Coding Help

Saving Plots

Base R Plots

In R, there are several ways to save and export plots. One of the most common ways is to use the png() function, which creates a PNG file and opens a plotting device. The syntax for this function is as follows:

png(filename, width, height, units = "px", res = 72)
  • filename is the file name and path where the PNG file should be saved.
  • width and height are the width and height of the PNG file in pixels, respectively.
  • units is the units for the width and height. The default is "px" for pixels.
  • res is the resolution of the PNG file in dots per inch (DPI). The default is 72 DPI.
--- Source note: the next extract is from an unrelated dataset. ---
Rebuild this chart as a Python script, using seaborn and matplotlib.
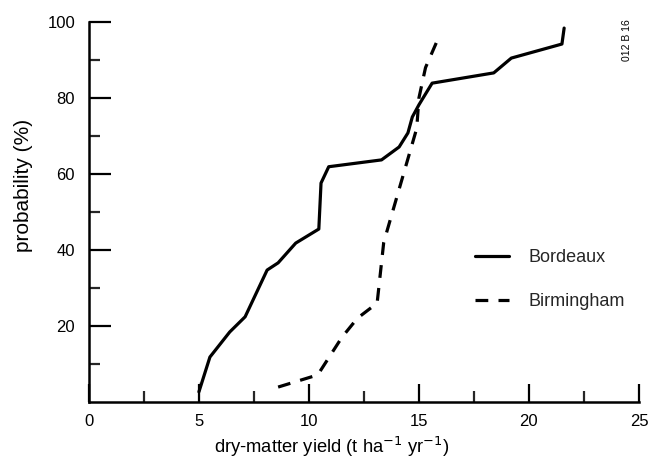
import matplotlib
matplotlib.use("Agg")
import matplotlib.pyplot as plt
import seaborn as sns
import pandas as pd
import numpy as np
from matplotlib.ticker import FixedLocator

sns.set_theme(style="ticks")
plt.rcParams['font.family'] = ['Liberation Sans', 'DejaVu Sans']

# Data
bordeaux_yield = [5.0, 5.0, 5.5, 6.4, 7.1, 8.1, 8.6, 9.4, 10.45, 10.55, 10.9,
                  13.3, 14.1, 14.5, 14.7, 15.0, 15.6, 18.4, 19.2, 21.5, 21.6]
bordeaux_prob = [0, 5.3, 11.8, 18.4, 22.4, 34.7, 36.6, 41.8, 45.5, 57.6, 61.9,
                 63.7, 67.1, 70.8, 75.0, 78.2, 83.9, 86.6, 90.5, 94.2, 98.4]

birmingham_yield = [8.6, 10.4, 11.5, 12.2, 13.1, 13.4, 13.9, 14.5, 14.9, 15.0, 15.3, 15.9]
birmingham_prob = [3.9, 7.1, 17.0, 22.0, 26.0, 42.0, 52.0, 64.0, 72.0, 80.0, 88.0, 96.0]

x_ticks = [0, 5, 10, 15, 20, 25]
y_ticks = [20, 40, 60, 80, 100]

df_b = pd.DataFrame({"yield": bordeaux_yield, "prob": bordeaux_prob})
df_m = pd.DataFrame({"yield": birmingham_yield, "prob": birmingham_prob})

fig = plt.figure(figsize=(6.49, 4.63), dpi=100)
ax = fig.add_axes([0.137, 0.132, 0.8475, 0.8205])

sns.lineplot(data=df_b, x="yield", y="prob", sort=False, color="black",
             linewidth=2.3, ax=ax, label="Bordeaux")
sns.lineplot(data=df_m, x="yield", y="prob", sort=False, color="black",
             linewidth=2.3, ax=ax, label="Birmingham")
ax.lines[1].set_dashes([4.0, 3.2])

ax.set_xlim(0, 25)
ax.set_ylim(0, 100)
ax.xaxis.set_major_locator(FixedLocator(x_ticks))
ax.xaxis.set_minor_locator(FixedLocator([2.5, 7.5, 12.5, 17.5, 22.5]))
ax.yaxis.set_major_locator(FixedLocator(y_ticks))
ax.yaxis.set_minor_locator(FixedLocator([10, 30, 50, 70, 90]))
ax.set_xticklabels([str(t) for t in x_ticks])
ax.set_yticklabels([str(t) for t in y_ticks])

for s in ["top", "right"]:
    ax.spines[s].set_visible(False)
for s in ["left", "bottom"]:
    ax.spines[s].set_linewidth(1.8)
    ax.spines[s].set_color("black")

ax.tick_params(axis="x", which="major", direction="in", length=13, width=1.6,
               pad=9, labelsize=12, colors="black")
ax.tick_params(axis="x", which="minor", direction="in", length=8, width=1.6)
ax.tick_params(axis="y", which="major", direction="in", length=16, width=1.6,
               pad=10, labelsize=12, colors="black")
ax.tick_params(axis="y", which="minor", direction="in", length=8, width=1.6)

ax.set_xlabel("dry-matter yield (t ha$^{-1}$ yr$^{-1}$)", fontsize=13.2,
              color="black")
ax.set_ylabel("probability (%)", fontsize=15, color="black")
ax.xaxis.set_label_coords(0.442, -0.088)
ax.yaxis.set_label_coords(-0.102, 0.571)

leg = ax.legend(loc="upper left", bbox_to_anchor=(0.672, 0.445), frameon=False,
                fontsize=13, handlelength=1.9, handletextpad=1.05,
                labelspacing=1.5)

fig.text(0.966, 0.914, "012 B 16", rotation=90, fontsize=7.5, ha="center",
         va="center", color="black")

fig.savefig("out.png", dpi=100, facecolor="white")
Once the plotting device is open, you can create your plot using any standard R plotting function, such as plot(), barplot(), hist(), etc. Once the plot is created, you can save it to the PNG file by using the dev.off() function.

For example, imagine we have a data.frame called data_for_plots:

head(data_for_plots)
  variable_a variable_b
1  0.1703222  0.6700134
2  0.1612494  1.5436437
3 -2.0870488  1.1083646
4  0.6901655  0.9038989
5 -1.0462657 -0.3617654
6 -0.1199232 -0.4250342

We can create a plot and save it as follows:

png("path_to_folder/file_name.png", width = 500, height = 500)
plot(x = data_for_plots$variable_a,
     y = data_for_plots$variable_b,
     xlab = "X-axis variable name",
     ylab = "Y-axis variable name")
dev.off()

You can also save plots as other file types like pdf, jpeg, bmp, etc by using the corresponding functions like pdf(), jpeg(), bmp(). It’s important to note that the dev.off() function should always be called after the plot has been created and saved to ensure that the plotting device is closed properly.

GGplots

Another way to save a plot is by using the ggsave() function from the ggplot2 package. The ggsave() function saves the last ggplot that you created.
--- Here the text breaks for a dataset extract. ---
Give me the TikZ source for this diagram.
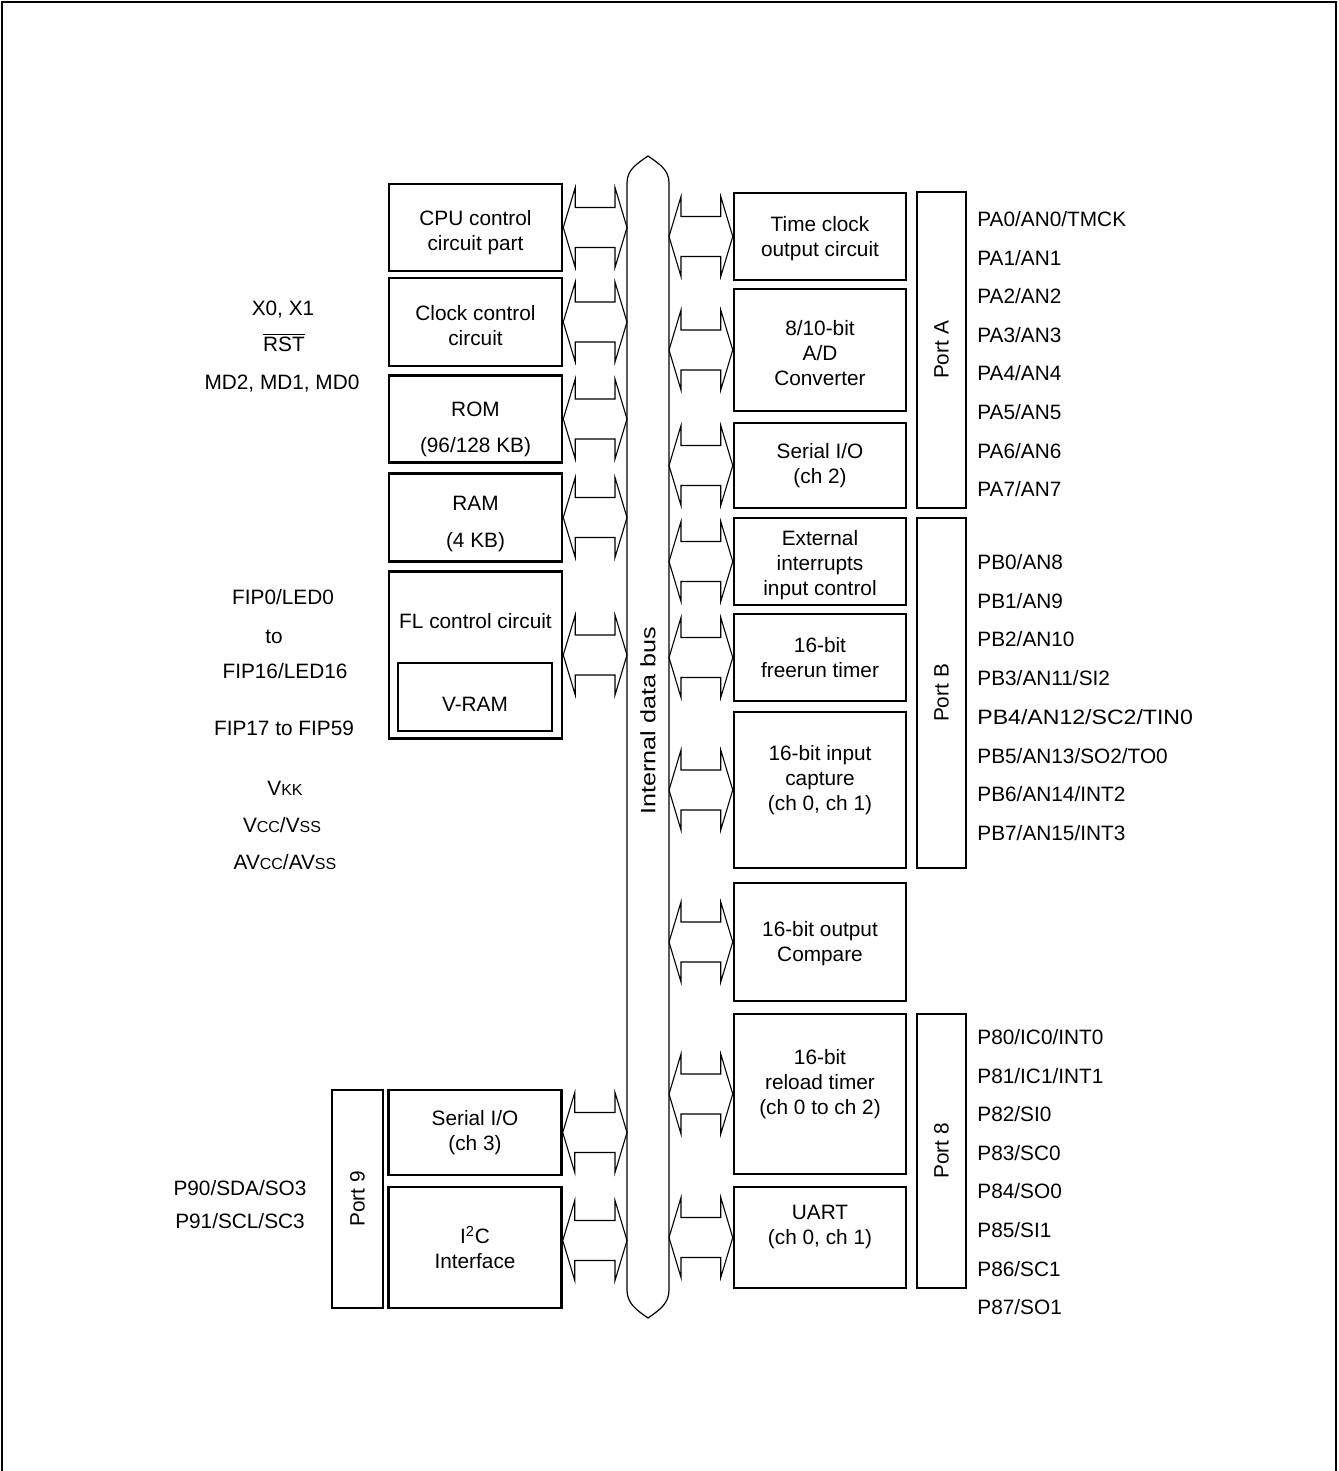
\documentclass[tikz,border=0pt]{standalone}
\usepackage{fontspec}
\setmainfont{Liberation Sans}
\usetikzlibrary{positioning, calc}

\newcommand{\lowcaps}[1]{{\fontsize{8pt}{9pt}\selectfont #1}}
\newcommand{\buslink}[2]{%
  \draw[link] let \p1=(#1), \p2=(#2) in
    (\x1,\y1) -- (\x1+6pt,\y1+20pt) -- (\x1+6pt,\y1+10pt) -- (\x2-6pt,\y1+10pt)
    -- (\x2-6pt,\y1+20pt) -- (\x2,\y1) -- (\x2-6pt,\y1-20pt) -- (\x2-6pt,\y1-10pt)
    -- (\x1+6pt,\y1-10pt) -- (\x1+6pt,\y1-20pt) -- cycle;}

\begin{document}
\begin{tikzpicture}[
        x=0.5pt, y=-0.5pt,
        font=\fontsize{10.4pt}{12.5pt}\selectfont,
        box/.style   = {draw, line width=1.25pt, inner sep=0pt, align=center},
        lbox/.style  = {box, minimum width=86.5pt},
        rbox/.style  = {box, minimum width=86pt},
        portbox/.style = {draw, line width=1.25pt, inner sep=0pt, minimum width=24.5pt},
        pin/.style   = {anchor=base west, inner sep=0pt},
        sig/.style   = {anchor=base, inner sep=0pt},
        link/.style  = {line width=0.55pt, line join=miter},
        busline/.style = {line width=0.6pt},
    ]
    \useasboundingbox (0,0) rectangle (1338,1471);
    \draw[line width=1pt] (2,1471) -- (2,2) -- (1336,2) -- (1336,1471);

    % internal data bus
    \node[minimum width=21pt, minimum height=553.5pt, inner sep=0pt, outer sep=0pt] (bus) at (648,736.5) {};
    \draw[busline] (bus.south west) -- (bus.north west) to[out=90,in=215] ($(bus.north)+(0,-27)$)
        to[out=-35,in=90] (bus.north east) -- (bus.south east) to[out=-90,in=35] ($(bus.south)+(0,28)$)
        to[out=145,in=-90] (bus.south west) -- cycle;
    \node[rotate=90] (buslabel) at (648,721) {\scalebox{1.21}[1]{Internal data bus}};

    % left blocks
    \node[lbox, minimum height=43.5pt] (cpu) at (475.5,227.5) {\rule{0pt}{12.5pt}CPU control\\circuit part};
    \node[lbox, minimum height=44pt] (clk) at (475.5,322) {\rule{0pt}{11.5pt}Clock control\\circuit};
    \node[lbox, minimum height=43.5pt] (rom) at (475.5,419) {\rule{0pt}{17.5pt}ROM\\[5.75pt](96/128 KB)};
    \node[lbox, minimum height=44pt] (ram) at (475.5,517.5) {\rule{0pt}{13.5pt}RAM\\[5.75pt](4 KB)};
    \node[lbox, minimum height=83.5pt] (fl) at (475.5,655) {};
    \node[sig] (fltitle) at (475.5,628.5) {FL control circuit};
    \node[draw, line width=0.6pt, minimum width=77pt, minimum height=34pt, inner sep=0pt,
          text height=14.5pt, text depth=0pt] (vram) at (475,697) {V-RAM};
    \node[lbox, minimum height=42.5pt] (sio3) at (475,1132.5) {Serial I/O\\(ch 3)};
    \node[lbox, minimum height=60.5pt] (i2c) at (475,1247.5) {I\textsuperscript{2}C\\Interface};
    \node[portbox, minimum width=25.5pt, minimum height=109pt] (port9) at (357.5,1199) {\rotatebox{90}{Port 9}};

    % right blocks
    \node[rbox, minimum height=43.5pt] (tclk) at (820,236.5) {\rule{0pt}{10pt}Time clock\\output circuit};
    \node[rbox, minimum height=61pt] (ad) at (820,350) {\rule{0pt}{10.5pt}8/10-bit\\A/D\\Converter};
    \node[rbox, minimum height=42.5pt] (sio2) at (820,465.5) {Serial I/O\\(ch 2)};
    \node[rbox, minimum height=43.5pt] (ext) at (820,561.5) {\rule{0pt}{11.5pt}External\\interrupts\\input control};
    \node[rbox, minimum height=43.5pt] (frt) at (820,657.5) {16-bit\\freerun timer};
    \node[rbox, minimum height=78pt] (icap) at (820,790) {16-bit input\\capture\\(ch 0, ch 1)\\\mbox{}};
    \node[rbox, minimum height=59pt] (ocmp) at (820,942) {\rule{0pt}{9.5pt}16-bit output\\Compare};
    \node[rbox, minimum height=80pt] (rld) at (820,1094) {16-bit\\reload timer\\(ch 0 to ch 2)\\\mbox{}};
    \node[rbox, minimum height=50.5pt] (uart) at (820,1237.5) {UART\\(ch 0, ch 1)\\\mbox{}};

    \node[portbox, minimum height=158pt] (porta) at (941.5,350) {\rotatebox{90}{Port A}};
    \node[portbox, minimum height=175pt] (portb) at (941.5,693) {\rotatebox{90}{Port B}};
    \node[portbox, minimum height=137pt] (port8) at (941.5,1151) {\rotatebox{90}{Port 8}};

    % bus links
    \foreach \b in {cpu,clk,rom,ram,fl,sio3}
        \buslink{\b.east}{bus.west |- \b.east};
    \coordinate (i2clink) at ([yshift=3.5pt]i2c.east);
    \buslink{i2clink}{bus.west |- i2clink};
    \foreach \b in {tclk,ad,sio2,ext,frt,icap,ocmp,rld,uart}
        \buslink{bus.east |- \b.west}{\b.west};

    % pins
    \foreach \t [count=\i from 0] in {PA0/AN0/TMCK,PA1/AN1,PA2/AN2,PA3/AN3,PA4/AN4,PA5/AN5,PA6/AN6,PA7/AN7}
        \node[pin] (pa\i) at (977,226.5+38.6*\i) {\t};
    \foreach \t [count=\i from 0] in {PB0/AN8,PB1/AN9,PB2/AN10,PB3/AN11/SI2,{\scalebox{1.11}[1]{PB4/AN12/SC2/TIN0}},PB5/AN13/SO2/TO0,PB6/AN14/INT2,PB7/AN15/INT3}
        \node[pin] (pb\i) at (977,569.5+38.7*\i) {\t};
    \foreach \t [count=\i from 0] in {P80/IC0/INT0,P81/IC1/INT1,P82/SI0,P83/SC0,P84/SO0,P85/SI1,P86/SC1,P87/SO1}
        \node[pin] (p8\i) at (977,1044.5+38.6*\i) {\t};

    % left signals
    \node[sig] (x01)   at (283,315.5) {X0, X1};
    \node[sig] (rst)   at (284,351.5) {$\overline{\mbox{RST}}$};
    \node[sig] (md)    at (282,389.5) {MD2, MD1, MD0};
    \node[sig] (fip0)  at (283,604.5) {FIP0/LED0};
    \node[sig] (fipto) at (274,643.5) {to};
    \node[sig] (fip16) at (285,678.5) {FIP16/LED16};
    \node[sig] (fip17) at (284,735.5) {FIP17 to FIP59};
    \node[sig] (vkk)   at (285,795.5) {V\lowcaps{KK}};
    \node[sig] (vcc)   at (282,832.5) {V\lowcaps{CC}/V\lowcaps{SS}};
    \node[sig] (avcc)  at (285,869.5) {AV\lowcaps{CC}/AV\lowcaps{SS}};
    \node[sig] (p90)   at (240,1195.5) {P90/SDA/SO3};
    \node[sig] (p91)   at (240,1228.5) {P91/SCL/SC3};
\end{tikzpicture}
\end{document}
ggsave(filename, width = 7, height = 7, units = c("in", "cm", "mm"), dpi = 300)
  • filename is the file name and path where the plot should be saved.
  • width and height are the width and height of the plot in the specified units.
  • units is the units for the width and height. The default is "in" for inches.
  • dpi is the resolution of the plot in dots per inch (DPI). The default is 300 DPI.

For example:

ggplot(data_for_plots,
       aes(x = variable_a,
           y = variable_b)) + 
  geom_point() + 
  xlab("X-axis variable name") + 
  ylab("Y-axis variable name")
ggsave("path_to_folder/file_name.png", width = 6, height = 6)
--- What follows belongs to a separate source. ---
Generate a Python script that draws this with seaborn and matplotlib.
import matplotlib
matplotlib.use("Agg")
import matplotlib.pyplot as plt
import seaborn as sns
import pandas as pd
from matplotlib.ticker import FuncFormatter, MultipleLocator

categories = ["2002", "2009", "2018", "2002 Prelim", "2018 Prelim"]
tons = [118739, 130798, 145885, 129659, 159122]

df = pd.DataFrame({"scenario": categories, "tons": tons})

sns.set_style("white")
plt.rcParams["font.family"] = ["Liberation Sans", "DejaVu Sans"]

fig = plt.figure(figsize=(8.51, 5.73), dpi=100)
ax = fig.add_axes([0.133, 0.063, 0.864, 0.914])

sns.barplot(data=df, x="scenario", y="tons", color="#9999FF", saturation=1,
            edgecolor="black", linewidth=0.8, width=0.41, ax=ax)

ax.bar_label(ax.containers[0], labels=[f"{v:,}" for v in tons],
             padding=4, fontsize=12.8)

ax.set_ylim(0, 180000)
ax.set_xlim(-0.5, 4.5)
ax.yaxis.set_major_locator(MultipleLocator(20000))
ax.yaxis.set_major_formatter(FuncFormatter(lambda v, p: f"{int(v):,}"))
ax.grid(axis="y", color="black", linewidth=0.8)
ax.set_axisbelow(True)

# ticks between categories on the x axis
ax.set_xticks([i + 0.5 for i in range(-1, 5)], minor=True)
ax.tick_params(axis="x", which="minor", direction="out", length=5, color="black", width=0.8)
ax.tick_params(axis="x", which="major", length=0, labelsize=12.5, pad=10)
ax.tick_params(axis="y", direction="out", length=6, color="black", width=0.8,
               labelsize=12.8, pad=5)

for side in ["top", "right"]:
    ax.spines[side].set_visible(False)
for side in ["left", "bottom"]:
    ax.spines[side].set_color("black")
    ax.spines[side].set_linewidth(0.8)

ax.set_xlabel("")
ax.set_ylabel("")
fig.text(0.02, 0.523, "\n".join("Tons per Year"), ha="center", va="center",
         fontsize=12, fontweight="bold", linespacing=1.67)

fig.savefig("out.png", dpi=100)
group_by() and summarise()

The group_by() and summarise() functions are part of the dplyr package which is loaded when you call library(tidyverse), and are commonly used to perform data aggregation and summarization.

The group_by() function is used to group a data frame by one or more variables. For example, if you have a data frame called data with columns "A", "B", and "C", you can group the data by column "A" using the following code:

data %>%
  group_by(A)

You can also group by multiple columns, by passing multiple column names as arguments. For example:

data %>% 
  group_by(A, B)

The summarise() function is then used to create a summary of the grouped data. This function takes one or more arguments, which are the summary statistics that you want to calculate. For example, you can calculate the mean of column "C" for each group using the following code:

data %>% 
  group_by(A) %>% 
  summarise(mean_C = mean(C))

You can also use multiple, different summary statistics like sum, max, min, etc as per your requirements:

data %>% group_by(A) %>% 
  summarise(mean_C = mean(C),
            median_B = median(B))

It’s important to note that the group_by() function must be called before the summarise() function, and the summarise() function must be the last function called in the chain of operations. summarise() returns a new data frame, so it’s a good practice to assign the result to a new object:

my_summary_object <- data %>% 
  group_by(A) %>% 
  summarise(mean_C = mean(C),
            median_B = median(B))